| Data extract |
· · · · ·

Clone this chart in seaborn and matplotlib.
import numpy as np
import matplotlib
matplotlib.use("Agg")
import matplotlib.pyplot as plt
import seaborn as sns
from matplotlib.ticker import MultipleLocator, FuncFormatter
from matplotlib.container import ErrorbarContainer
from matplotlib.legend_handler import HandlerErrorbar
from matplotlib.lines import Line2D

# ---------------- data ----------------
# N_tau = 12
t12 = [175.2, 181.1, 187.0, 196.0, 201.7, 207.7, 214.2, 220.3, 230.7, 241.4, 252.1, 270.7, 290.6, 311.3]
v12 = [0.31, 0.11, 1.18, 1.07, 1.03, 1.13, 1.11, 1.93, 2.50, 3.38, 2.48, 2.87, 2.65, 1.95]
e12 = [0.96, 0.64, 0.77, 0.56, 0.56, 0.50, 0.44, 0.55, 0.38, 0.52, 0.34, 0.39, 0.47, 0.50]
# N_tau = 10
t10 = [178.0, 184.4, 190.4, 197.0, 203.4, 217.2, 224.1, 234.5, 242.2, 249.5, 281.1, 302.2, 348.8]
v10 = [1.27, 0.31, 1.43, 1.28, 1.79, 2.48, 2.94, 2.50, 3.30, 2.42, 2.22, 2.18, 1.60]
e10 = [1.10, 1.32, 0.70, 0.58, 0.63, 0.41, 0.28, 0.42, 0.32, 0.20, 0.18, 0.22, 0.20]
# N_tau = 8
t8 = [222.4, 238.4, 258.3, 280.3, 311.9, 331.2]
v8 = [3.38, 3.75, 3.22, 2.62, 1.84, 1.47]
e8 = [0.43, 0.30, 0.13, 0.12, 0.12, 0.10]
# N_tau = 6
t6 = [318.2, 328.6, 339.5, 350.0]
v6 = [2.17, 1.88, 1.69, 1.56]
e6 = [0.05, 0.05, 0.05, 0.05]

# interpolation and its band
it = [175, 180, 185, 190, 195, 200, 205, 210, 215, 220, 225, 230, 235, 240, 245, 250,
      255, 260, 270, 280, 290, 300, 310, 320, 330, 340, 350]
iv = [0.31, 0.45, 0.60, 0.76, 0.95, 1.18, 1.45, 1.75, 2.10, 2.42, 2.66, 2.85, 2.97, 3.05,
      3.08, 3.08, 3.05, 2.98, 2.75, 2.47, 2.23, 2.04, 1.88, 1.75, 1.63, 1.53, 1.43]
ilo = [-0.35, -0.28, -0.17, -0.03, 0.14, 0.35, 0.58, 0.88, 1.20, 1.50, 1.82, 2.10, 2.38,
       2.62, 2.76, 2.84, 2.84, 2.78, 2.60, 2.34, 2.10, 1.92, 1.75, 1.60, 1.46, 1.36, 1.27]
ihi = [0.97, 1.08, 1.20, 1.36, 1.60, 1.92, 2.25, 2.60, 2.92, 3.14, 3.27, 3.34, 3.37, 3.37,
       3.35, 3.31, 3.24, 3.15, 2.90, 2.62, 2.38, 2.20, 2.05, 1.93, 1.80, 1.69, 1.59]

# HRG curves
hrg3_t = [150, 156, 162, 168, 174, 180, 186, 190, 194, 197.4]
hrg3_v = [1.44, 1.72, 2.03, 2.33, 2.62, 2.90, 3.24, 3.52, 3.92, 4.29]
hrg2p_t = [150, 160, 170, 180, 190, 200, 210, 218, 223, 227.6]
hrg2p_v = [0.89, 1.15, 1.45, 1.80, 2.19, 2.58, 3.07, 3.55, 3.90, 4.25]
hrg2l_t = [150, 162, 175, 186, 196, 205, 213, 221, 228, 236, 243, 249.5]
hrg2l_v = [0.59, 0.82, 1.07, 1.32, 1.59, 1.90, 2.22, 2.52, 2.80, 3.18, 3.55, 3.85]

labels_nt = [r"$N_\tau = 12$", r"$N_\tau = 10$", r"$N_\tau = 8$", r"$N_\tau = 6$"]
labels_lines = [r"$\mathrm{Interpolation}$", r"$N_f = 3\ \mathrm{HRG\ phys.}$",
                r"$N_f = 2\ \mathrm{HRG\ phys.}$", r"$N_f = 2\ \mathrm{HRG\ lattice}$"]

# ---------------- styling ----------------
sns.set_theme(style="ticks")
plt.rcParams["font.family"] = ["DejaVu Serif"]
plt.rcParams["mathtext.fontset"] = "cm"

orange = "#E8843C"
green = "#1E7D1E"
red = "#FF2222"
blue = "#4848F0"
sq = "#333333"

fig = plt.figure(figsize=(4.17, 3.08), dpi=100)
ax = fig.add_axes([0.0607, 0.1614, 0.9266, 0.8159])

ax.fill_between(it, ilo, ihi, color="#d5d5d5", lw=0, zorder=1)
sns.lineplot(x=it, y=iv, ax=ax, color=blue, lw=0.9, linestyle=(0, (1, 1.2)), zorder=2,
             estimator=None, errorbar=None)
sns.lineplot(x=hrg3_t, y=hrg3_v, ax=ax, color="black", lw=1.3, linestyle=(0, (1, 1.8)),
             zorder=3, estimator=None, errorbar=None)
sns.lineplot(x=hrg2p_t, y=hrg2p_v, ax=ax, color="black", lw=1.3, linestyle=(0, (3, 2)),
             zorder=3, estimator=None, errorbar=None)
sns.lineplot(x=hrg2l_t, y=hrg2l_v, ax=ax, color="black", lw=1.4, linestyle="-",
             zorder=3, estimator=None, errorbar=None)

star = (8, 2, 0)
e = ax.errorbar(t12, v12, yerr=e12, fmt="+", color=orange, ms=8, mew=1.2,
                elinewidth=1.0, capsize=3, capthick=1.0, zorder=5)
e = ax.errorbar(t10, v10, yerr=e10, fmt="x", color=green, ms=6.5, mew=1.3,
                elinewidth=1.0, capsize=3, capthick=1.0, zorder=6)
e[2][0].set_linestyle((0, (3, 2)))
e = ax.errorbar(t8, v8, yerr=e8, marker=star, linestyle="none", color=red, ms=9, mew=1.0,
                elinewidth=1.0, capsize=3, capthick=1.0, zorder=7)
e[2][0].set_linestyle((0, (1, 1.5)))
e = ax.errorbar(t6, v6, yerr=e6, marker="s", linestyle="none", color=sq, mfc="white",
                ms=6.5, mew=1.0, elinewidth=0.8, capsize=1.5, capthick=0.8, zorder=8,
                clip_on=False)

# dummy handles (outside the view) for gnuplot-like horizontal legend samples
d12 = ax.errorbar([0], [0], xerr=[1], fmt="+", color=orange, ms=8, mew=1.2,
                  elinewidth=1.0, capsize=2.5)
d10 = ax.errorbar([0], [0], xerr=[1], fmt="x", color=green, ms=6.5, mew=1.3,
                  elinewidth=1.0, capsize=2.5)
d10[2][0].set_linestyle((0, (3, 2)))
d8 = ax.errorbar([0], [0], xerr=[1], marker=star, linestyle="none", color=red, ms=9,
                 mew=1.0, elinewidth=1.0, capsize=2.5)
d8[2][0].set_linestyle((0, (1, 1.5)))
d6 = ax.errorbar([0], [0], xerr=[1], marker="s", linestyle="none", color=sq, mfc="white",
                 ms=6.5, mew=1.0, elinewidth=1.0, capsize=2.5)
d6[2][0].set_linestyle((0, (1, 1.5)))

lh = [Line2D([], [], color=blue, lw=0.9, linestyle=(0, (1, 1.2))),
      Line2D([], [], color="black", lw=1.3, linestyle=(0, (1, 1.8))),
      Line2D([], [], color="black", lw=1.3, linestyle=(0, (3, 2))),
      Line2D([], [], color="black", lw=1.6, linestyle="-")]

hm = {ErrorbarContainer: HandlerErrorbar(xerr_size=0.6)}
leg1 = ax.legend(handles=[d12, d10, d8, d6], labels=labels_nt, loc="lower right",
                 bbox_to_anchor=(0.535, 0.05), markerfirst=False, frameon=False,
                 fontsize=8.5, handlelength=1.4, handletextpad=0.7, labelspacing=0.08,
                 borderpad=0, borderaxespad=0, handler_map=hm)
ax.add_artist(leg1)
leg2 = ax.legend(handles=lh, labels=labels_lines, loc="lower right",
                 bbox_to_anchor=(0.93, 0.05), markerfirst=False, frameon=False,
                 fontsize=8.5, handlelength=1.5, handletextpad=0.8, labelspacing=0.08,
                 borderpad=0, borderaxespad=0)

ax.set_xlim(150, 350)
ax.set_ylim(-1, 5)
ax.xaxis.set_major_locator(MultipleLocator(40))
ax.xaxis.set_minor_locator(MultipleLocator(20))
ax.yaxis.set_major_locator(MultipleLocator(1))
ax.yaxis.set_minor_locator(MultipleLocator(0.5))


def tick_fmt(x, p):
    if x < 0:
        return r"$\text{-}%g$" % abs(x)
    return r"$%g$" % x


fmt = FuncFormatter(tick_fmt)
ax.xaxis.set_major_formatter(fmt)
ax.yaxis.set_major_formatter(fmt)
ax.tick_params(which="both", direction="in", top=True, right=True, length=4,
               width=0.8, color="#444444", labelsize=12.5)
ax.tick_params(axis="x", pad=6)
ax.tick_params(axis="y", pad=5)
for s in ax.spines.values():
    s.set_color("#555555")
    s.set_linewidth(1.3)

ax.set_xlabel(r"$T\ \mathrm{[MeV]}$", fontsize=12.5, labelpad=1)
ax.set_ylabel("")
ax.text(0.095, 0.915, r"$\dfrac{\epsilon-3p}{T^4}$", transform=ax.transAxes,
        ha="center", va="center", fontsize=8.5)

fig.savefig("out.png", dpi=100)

· · · · ·

| Prompt |
Begin with the first line of the listing and copy exactly through the line that contains "from matplotlib.lines import Line2D", please, keeping both ends and leaving out everything after.

| Finished answer |
Clone this chart in seaborn and matplotlib.
import numpy as np
import matplotlib
matplotlib.use("Agg")
import matplotlib.pyplot as plt
import seaborn as sns
from matplotlib.ticker import MultipleLocator, FuncFormatter
from matplotlib.container import ErrorbarContainer
from matplotlib.legend_handler import HandlerErrorbar
from matplotlib.lines import Line2D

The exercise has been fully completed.